Les installations de revêtement par plasma de l’Empa vont des modèles de table pratiques aux appareils qui remplissent toute la pièce. Pour le revêtement des fibres, les siloxanes sont pulvérisés et activés dans un gaz réactif. De cette manière, ils conservent leurs propriétés fonctionnelles et entourent les fibres textiles d’une enveloppe hydrofuge de seulement 30 nanomètres d’épaisseur. Les fibres ainsi enduites peuvent ensuite être transformées en textiles hydrofuges de toutes sortes, par exemple en vêtements ou en textiles techniques comme les tissus d’ameublement.

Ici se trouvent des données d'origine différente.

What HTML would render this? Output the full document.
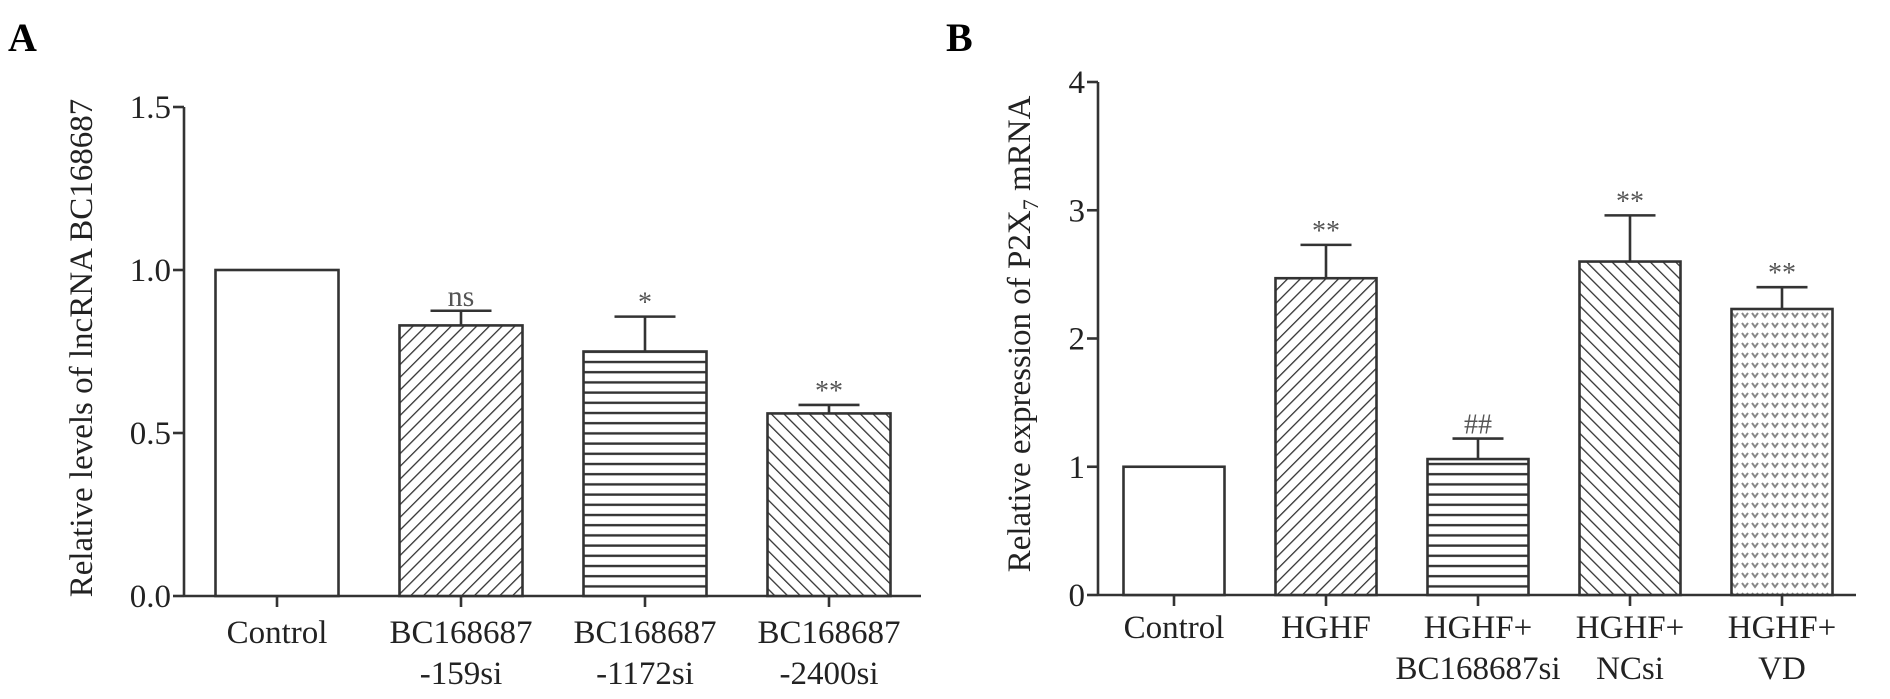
<!DOCTYPE html>
<html><head><meta charset="utf-8"><style>
html,body{margin:0;padding:0;background:#fff;}
svg{display:block;font-family:"Liberation Serif",serif;}
</style></head><body>
<svg id="fig" width="1890" height="699" viewBox="0 0 1890 699">
<defs>
<pattern id="pDiag" width="9" height="9" patternUnits="userSpaceOnUse" patternTransform="rotate(45)"><rect width="9" height="9" fill="#fff"/><line x1="0" y1="0" x2="0" y2="9" stroke="#333" stroke-width="2.6"/></pattern>
<pattern id="pBack" width="9" height="9" patternUnits="userSpaceOnUse" patternTransform="rotate(-45)"><rect width="9" height="9" fill="#fff"/><line x1="0" y1="0" x2="0" y2="9" stroke="#333" stroke-width="2.6"/></pattern>
<pattern id="pHoriz" width="10" height="10.2" patternUnits="userSpaceOnUse"><rect width="10" height="10.2" fill="#fff"/><line x1="0" y1="5" x2="10" y2="5" stroke="#333" stroke-width="2.4"/></pattern>
<pattern id="pDots" width="10" height="10" patternUnits="userSpaceOnUse"><rect width="10" height="10" fill="#fff"/><path d="M2,3 L5,7 L8,3" fill="none" stroke="#888" stroke-width="2"/></pattern>
</defs>
<text x="8" y="51" font-size="40" font-weight="bold">A</text>
<text x="946" y="51" font-size="40" font-weight="bold">B</text>
<text transform="translate(92,348) rotate(-90)" text-anchor="middle" font-size="33" fill="#222">Relative levels of lncRNA BC168687</text>
<text transform="translate(1030,334) rotate(-90)" text-anchor="middle" font-size="33" fill="#222">Relative expression of P2X<tspan font-size="22" dy="8">7</tspan><tspan dy="-8"> mRNA</tspan></text>
<g id="chartA"></g>
<g id="chartB"></g>
</svg>
<script>
const aCategories = [["Control"],["BC168687","-159si"],["BC168687","-1172si"],["BC168687","-2400si"]];
const aValues = [1.0, 0.83, 0.75, 0.56];
const aErrors = [0, 0.045, 0.107, 0.026];
const aMarks = ["", "ns", "*", "**"];
const aTicks = [0, 0.5, 1.0, 1.5];
const aTickLabels = ["0.0","0.5","1.0","1.5"];
const aFills = ["#fff","url(#pDiag)","url(#pHoriz)","url(#pBack)"];

const bCategories = [["Control"],["HGHF"],["HGHF+","BC168687si"],["HGHF+","NCsi"],["HGHF+","VD"]];
const bValues = [1.0, 2.47, 1.06, 2.60, 2.23];
const bErrors = [0, 0.26, 0.16, 0.36, 0.17];
const bMarks = ["", "**", "##", "**", "**"];
const bTicks = [0, 1, 2, 3, 4];
const bTickLabels = ["0","1","2","3","4"];
const bFills = ["#fff","url(#pDiag)","url(#pHoriz)","url(#pBack)","url(#pDots)"];

const NS="http://www.w3.org/2000/svg";
function mk(parent, tag, attrs){const e=document.createElementNS(NS,tag);for(const k in attrs)e.setAttribute(k,attrs[k]);parent.appendChild(e);return e;}

function drawChart(g, cfg){
  const y = v => cfg.y0 - (v - 0)/(cfg.ymax) * (cfg.y0 - cfg.ytop);
  const x = i => cfg.x0 + cfg.first + i*cfg.step;
  const col="#333";
  const ya = mk(g,"line",{x1:cfg.axisX,y1:y(cfg.ymax),x2:cfg.axisX,y2:cfg.y0,stroke:col,"stroke-width":2.6});
  
  
  const xa = mk(g,"line",{x1:cfg.axisX,y1:cfg.y0,x2:cfg.xEnd,y2:cfg.y0,stroke:col,"stroke-width":2.6});
  
  
  cfg.ticks.forEach((t,i)=>{
    const tl = mk(g,"line",{x1:cfg.axisX-11,y1:y(t),x2:cfg.axisX,y2:y(t),stroke:col,"stroke-width":2.6});
    
    
    const tx = mk(g,"text",{x:cfg.axisX-13,y:y(t)+11,"text-anchor":"end","font-size":33,fill:"#222"});
    tx.textContent = cfg.tickLabels[i];
    
    
  });
  cfg.cats.forEach((c,i)=>{
    const cx = x(i), v = cfg.vals[i];
    const r = mk(g,"rect",{x:cx-cfg.bw/2,y:y(v),width:cfg.bw,height:cfg.y0-y(v),fill:cfg.fills[i],stroke:col,"stroke-width":2.6});
    
    
    if(cfg.errs[i]>0){
      const ey = y(v+cfg.errs[i]);
      const el = mk(g,"path",{d:`M${cx},${y(v)}V${ey}M${cx-cfg.cap/2},${ey}H${cx+cfg.cap/2}`,stroke:col,"stroke-width":2.6,fill:"none"});
      
      
      const m = mk(g,"text",{x:cx,y:ey-5,"text-anchor":"middle","font-size":cfg.marks[i]=="ns"?30:28,fill:"#555"});
      m.textContent = cfg.marks[i];
      
      
    }
    const xt = mk(g,"line",{x1:cx,y1:cfg.y0,x2:cx,y2:cfg.y0+11,stroke:col,"stroke-width":2.6});
    
    
    c.forEach((line,j)=>{
      const t = mk(g,"text",{x:cx,y:cfg.lab1+j*41,"text-anchor":"middle","font-size":33,fill:"#222"});
      t.textContent = line;
      
      
    });
  });
}
drawChart(document.getElementById("chartA"),{axisX:184,x0:184,first:93,step:184,bw:123,cap:61,y0:596,ytop:107,ymax:1.5,xEnd:921,lab1:643,
  cats:aCategories,vals:aValues,errs:aErrors,marks:aMarks,ticks:aTicks,tickLabels:aTickLabels,fills:aFills});
drawChart(document.getElementById("chartB"),{axisX:1098,x0:1098,first:76,step:152,bw:101,cap:51,y0:595,ytop:82,ymax:4,xEnd:1856,lab1:638,
  cats:bCategories,vals:bValues,errs:bErrors,marks:bMarks,ticks:bTicks,tickLabels:bTickLabels,fills:bFills});
</script>
</body></html>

L’avantage par rapport aux procédés chimiques humides traditionnels : Même dans le cas de textiles à structure complexe, la répartition sans faille des substances hydrophobes est garantie jusque dans toutes les spires des fibres entrelacées. C’est un point central, car il suffirait d’un minuscule endroit mouillable pour que l’eau s’infiltre dans les profondeurs d’un maillot de bain et empêche ainsi le séchage rapide du vêtement. "Nous avons même réussi à imprégner durablement des fibres élastiques plus exigeantes avec ce nouveau procédé, ce qui n’était pas possible jusqu’à présent", explique le chercheur de l’Empa Dirk Hegemann.

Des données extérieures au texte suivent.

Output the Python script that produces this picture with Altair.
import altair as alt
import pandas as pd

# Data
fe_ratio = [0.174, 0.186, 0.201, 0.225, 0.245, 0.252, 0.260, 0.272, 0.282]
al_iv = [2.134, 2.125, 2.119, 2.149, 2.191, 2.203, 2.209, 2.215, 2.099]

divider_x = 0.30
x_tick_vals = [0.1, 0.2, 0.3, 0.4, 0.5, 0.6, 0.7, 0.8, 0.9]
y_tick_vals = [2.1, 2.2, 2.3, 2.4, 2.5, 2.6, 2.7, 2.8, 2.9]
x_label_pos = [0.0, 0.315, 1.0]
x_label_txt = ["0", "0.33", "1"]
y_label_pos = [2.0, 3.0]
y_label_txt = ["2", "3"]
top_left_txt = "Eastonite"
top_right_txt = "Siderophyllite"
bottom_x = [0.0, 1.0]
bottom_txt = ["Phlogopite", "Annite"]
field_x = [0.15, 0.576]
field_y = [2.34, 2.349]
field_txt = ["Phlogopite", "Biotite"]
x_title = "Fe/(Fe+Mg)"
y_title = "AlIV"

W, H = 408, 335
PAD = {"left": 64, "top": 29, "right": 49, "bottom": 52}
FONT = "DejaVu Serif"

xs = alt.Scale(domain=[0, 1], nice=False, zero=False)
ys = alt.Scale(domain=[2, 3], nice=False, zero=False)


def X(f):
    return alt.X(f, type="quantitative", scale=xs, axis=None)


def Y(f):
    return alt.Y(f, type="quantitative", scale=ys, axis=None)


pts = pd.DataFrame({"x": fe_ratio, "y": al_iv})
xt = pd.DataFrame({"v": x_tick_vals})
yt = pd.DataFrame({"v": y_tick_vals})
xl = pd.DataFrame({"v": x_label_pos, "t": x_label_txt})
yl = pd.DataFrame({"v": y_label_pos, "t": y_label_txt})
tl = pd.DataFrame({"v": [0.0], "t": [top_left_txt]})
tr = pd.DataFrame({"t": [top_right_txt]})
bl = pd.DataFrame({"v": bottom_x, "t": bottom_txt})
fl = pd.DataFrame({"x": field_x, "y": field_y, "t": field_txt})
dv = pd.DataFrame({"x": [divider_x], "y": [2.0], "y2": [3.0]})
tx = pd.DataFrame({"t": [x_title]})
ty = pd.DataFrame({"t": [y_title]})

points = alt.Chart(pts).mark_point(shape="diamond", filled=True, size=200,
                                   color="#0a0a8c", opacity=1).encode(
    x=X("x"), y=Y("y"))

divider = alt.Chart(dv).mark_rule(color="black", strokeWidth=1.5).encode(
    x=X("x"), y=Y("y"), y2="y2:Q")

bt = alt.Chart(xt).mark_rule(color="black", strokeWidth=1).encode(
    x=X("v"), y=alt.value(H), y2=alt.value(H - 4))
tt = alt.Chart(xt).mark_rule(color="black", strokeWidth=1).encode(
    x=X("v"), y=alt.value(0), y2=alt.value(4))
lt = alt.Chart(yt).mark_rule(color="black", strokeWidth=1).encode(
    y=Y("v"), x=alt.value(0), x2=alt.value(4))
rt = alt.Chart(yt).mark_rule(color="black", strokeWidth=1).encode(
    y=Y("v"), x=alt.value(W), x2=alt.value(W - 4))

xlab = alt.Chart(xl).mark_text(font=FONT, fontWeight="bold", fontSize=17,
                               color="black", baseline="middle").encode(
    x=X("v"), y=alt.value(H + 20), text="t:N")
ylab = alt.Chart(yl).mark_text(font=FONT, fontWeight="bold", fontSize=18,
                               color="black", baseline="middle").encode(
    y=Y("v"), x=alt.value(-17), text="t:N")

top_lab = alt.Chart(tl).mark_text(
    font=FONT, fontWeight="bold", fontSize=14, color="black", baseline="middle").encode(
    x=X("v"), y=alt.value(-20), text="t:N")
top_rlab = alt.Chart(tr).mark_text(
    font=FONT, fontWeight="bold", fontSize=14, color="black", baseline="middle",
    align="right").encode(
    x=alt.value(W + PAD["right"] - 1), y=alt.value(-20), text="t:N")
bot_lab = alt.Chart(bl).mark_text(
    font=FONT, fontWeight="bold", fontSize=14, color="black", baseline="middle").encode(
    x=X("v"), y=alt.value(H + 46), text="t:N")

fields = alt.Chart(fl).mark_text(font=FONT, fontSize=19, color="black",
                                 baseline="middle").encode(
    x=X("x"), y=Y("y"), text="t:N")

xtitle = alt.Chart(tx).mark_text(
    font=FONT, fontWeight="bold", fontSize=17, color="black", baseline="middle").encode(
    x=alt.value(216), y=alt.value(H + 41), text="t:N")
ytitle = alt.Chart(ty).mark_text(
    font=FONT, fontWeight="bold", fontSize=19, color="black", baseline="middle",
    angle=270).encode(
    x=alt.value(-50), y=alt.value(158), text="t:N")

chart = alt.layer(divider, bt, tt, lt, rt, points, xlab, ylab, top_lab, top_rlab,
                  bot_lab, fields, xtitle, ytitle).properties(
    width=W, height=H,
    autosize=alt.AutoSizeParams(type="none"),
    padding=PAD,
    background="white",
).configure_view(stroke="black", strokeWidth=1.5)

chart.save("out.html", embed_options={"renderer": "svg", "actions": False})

PFAS contenant du fluor : un poison éternel

Les PFAS, composés alkylés peret polyfluorés, sont un groupe de produits chimiques synthétiques qui, grâce à leur capacité à repousser l’eau, l’huile et la graisse, ont de multiples applications. Depuis les années 1970, ils sont par exemple utilisés dans la production de vêtements fonctionnels, d’extincteurs et de poêles à frire. Comme les substances à base de carbone et de fluor ne se dégradent pas, mais s’accumulent dans l’environnement et finalement dans le corps humain, on les appelle "produits chimiques éternels". Chez l’homme et l’animal, ces substances sont soupçonnées de provoquer divers problèmes de santé, comme le cancer, les maladies cardiovasculaires, l’obésité ou les troubles du développement. Certains PFAS sont déjà interdits, d’autres pourraient suivre.

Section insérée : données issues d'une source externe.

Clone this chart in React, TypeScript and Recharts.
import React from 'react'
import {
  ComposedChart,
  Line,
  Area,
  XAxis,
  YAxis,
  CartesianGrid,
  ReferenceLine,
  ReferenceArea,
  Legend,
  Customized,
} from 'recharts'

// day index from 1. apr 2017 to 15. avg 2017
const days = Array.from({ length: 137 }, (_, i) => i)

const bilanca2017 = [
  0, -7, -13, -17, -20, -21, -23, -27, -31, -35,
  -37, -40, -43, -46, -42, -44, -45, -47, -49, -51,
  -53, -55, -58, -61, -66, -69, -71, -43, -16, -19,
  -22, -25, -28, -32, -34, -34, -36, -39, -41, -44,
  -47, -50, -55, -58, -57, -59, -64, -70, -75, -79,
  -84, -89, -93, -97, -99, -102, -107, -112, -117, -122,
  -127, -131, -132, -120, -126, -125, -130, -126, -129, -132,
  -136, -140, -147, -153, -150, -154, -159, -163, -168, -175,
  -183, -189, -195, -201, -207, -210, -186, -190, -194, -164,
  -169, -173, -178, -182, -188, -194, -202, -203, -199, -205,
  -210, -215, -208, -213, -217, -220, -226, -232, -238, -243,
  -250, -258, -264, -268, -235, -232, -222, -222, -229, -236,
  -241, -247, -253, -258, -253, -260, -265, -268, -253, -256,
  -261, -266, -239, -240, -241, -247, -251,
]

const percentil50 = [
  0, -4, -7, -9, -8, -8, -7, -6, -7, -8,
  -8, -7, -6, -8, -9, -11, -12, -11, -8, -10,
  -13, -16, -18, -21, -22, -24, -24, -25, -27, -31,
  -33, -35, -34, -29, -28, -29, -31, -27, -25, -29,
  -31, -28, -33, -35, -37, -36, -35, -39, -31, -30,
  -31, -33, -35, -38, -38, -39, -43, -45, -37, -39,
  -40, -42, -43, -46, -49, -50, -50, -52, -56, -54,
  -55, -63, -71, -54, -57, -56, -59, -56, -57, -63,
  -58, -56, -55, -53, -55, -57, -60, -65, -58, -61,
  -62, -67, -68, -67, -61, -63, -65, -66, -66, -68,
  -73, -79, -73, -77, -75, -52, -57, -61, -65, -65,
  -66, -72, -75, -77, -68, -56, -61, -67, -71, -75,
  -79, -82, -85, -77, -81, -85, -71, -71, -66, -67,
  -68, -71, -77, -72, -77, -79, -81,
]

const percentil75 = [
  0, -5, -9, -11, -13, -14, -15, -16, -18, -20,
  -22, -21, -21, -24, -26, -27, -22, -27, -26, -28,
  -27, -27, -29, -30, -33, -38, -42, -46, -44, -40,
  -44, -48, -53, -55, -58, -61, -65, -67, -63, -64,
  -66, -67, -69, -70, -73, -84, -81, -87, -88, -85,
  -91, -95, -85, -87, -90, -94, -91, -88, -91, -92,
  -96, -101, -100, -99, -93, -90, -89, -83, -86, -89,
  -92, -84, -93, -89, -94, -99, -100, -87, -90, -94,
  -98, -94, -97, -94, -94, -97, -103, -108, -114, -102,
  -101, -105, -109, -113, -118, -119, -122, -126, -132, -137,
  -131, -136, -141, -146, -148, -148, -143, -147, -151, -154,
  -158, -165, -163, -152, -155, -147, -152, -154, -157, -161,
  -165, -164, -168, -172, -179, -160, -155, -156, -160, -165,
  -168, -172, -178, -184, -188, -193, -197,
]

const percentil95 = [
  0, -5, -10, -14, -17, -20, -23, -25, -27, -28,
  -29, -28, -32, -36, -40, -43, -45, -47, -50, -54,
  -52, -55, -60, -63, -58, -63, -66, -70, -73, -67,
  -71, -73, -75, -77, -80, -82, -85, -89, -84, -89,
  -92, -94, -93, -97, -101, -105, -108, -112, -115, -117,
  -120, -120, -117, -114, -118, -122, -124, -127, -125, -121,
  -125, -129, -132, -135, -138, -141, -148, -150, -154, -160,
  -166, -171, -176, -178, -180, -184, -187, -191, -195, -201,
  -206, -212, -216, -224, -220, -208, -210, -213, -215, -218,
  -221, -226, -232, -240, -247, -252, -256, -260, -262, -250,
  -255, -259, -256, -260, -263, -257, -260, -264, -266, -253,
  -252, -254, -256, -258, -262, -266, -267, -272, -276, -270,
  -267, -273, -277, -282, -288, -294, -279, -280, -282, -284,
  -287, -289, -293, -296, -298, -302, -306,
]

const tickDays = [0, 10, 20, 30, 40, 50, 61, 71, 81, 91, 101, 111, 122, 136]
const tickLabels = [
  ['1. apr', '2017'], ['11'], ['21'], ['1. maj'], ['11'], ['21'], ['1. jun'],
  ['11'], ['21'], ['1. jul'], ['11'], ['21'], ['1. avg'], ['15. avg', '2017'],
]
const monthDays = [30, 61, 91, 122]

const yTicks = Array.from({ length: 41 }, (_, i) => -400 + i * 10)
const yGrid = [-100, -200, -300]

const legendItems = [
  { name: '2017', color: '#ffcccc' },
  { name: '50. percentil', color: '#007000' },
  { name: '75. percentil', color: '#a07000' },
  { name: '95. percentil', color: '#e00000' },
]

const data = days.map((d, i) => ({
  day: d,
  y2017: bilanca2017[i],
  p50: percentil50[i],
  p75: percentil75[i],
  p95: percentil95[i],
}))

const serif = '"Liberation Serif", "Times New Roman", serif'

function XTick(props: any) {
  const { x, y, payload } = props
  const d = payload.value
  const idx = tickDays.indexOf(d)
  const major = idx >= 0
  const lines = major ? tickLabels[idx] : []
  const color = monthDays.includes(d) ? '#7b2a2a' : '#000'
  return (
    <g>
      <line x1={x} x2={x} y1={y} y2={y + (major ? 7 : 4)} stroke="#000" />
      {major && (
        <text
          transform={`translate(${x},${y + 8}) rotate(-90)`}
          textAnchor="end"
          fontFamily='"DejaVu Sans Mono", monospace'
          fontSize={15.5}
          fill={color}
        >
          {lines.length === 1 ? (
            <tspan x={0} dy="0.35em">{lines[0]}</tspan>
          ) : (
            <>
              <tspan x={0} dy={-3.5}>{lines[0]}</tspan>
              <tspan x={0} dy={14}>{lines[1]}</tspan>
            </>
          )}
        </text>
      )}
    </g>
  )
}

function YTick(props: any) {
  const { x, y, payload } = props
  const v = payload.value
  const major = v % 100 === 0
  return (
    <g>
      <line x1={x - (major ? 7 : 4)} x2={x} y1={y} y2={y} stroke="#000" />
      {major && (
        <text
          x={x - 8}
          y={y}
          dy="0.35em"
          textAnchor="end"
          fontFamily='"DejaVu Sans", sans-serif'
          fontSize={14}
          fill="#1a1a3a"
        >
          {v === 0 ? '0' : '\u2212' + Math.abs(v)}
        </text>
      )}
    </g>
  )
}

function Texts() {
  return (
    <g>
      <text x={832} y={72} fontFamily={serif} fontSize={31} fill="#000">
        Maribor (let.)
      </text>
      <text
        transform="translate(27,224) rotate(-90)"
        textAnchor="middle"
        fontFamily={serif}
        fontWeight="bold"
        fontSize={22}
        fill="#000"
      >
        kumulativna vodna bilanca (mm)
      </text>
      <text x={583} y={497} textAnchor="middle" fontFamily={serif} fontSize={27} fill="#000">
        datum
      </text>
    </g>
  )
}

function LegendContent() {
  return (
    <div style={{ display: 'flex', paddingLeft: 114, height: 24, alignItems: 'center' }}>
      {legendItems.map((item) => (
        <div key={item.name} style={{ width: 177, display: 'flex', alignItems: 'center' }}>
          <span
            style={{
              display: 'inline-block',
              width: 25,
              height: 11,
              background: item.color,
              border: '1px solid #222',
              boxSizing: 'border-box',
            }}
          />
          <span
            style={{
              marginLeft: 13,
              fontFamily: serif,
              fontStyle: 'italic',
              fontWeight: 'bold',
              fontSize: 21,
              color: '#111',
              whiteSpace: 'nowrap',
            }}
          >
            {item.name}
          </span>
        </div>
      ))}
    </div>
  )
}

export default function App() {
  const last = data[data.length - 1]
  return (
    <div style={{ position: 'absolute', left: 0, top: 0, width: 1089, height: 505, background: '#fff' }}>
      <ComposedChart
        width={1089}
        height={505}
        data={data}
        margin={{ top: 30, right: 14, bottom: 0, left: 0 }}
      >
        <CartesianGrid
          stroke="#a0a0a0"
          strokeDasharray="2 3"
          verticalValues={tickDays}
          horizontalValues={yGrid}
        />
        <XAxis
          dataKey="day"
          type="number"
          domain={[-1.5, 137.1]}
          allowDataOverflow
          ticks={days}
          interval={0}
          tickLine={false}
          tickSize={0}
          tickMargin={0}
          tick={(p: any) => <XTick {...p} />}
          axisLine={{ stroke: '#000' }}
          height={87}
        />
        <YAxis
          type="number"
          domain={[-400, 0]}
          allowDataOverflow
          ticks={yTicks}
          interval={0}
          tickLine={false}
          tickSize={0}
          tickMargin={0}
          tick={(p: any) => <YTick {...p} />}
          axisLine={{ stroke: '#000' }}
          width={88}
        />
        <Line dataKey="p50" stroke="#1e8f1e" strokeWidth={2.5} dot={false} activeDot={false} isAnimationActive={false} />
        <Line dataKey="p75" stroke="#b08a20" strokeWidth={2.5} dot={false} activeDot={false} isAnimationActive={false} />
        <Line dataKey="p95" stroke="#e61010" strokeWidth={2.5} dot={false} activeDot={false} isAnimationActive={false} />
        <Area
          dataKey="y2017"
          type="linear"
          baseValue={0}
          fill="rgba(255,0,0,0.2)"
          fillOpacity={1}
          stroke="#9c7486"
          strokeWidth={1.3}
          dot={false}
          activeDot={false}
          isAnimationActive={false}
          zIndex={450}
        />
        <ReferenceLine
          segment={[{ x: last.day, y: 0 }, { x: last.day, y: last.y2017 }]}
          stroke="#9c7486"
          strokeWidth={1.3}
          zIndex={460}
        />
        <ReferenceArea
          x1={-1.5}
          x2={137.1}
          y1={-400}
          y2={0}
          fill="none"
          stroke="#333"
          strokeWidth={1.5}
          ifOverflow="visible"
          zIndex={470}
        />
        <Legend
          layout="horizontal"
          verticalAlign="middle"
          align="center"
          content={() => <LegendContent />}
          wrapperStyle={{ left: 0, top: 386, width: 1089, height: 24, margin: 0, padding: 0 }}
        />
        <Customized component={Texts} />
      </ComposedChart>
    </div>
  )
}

Dans les premières analyses de laboratoire, les textiles fabriqués à partir des nouvelles fibres avec un revêtement respectueux de l’environnement donnent déjà des résultats légèrement meilleurs que les tissus traditionnels enduits de PFAS. La quantité d’eau absorbée est plus faible, le temps de séchage est plus court. Mais les propriétés miraculeuses de l’enduction sans fluor n’apparaissent vraiment qu’après plusieurs lavages des textiles : alors que textiles extensibles avec une imprégnation PFAS traditionnelle souffrent déjà nettement, la fibre sans fluor reste à un niveau élevé. Elle est ainsi deux fois plus déperlante malgré les sollicitations et sèche beaucoup plus efficacement.

Dick Hegemann et son équipe s’emploient maintenant à faire évoluer le procédé de laboratoire sans fluor vers des processus industriels performants et économiquement viables. "L’industrie est très intéressée par la recherche d’alternatives durables aux PFAS", explique Dick Hegemann. Les entreprises textiles suisses Lothos KLG, beag Bäumlin & Ernst AG et AG Cilander sont donc déjà à bord lorsqu’il s’agit de développer des textiles écologiques sans fluor. "Une collaboration réussie qui combine les matériaux, la technologie des fibres et l’enduction plasma pour aboutir à une solution innovante, durable et efficace", déclare par exemple Dominik Pregger de Lothos. Bernd Schäfer, CEO de beag, ajoute : "La technologie est respectueuse de l’environnement et dispose en même temps d’un potentiel économique intéressant".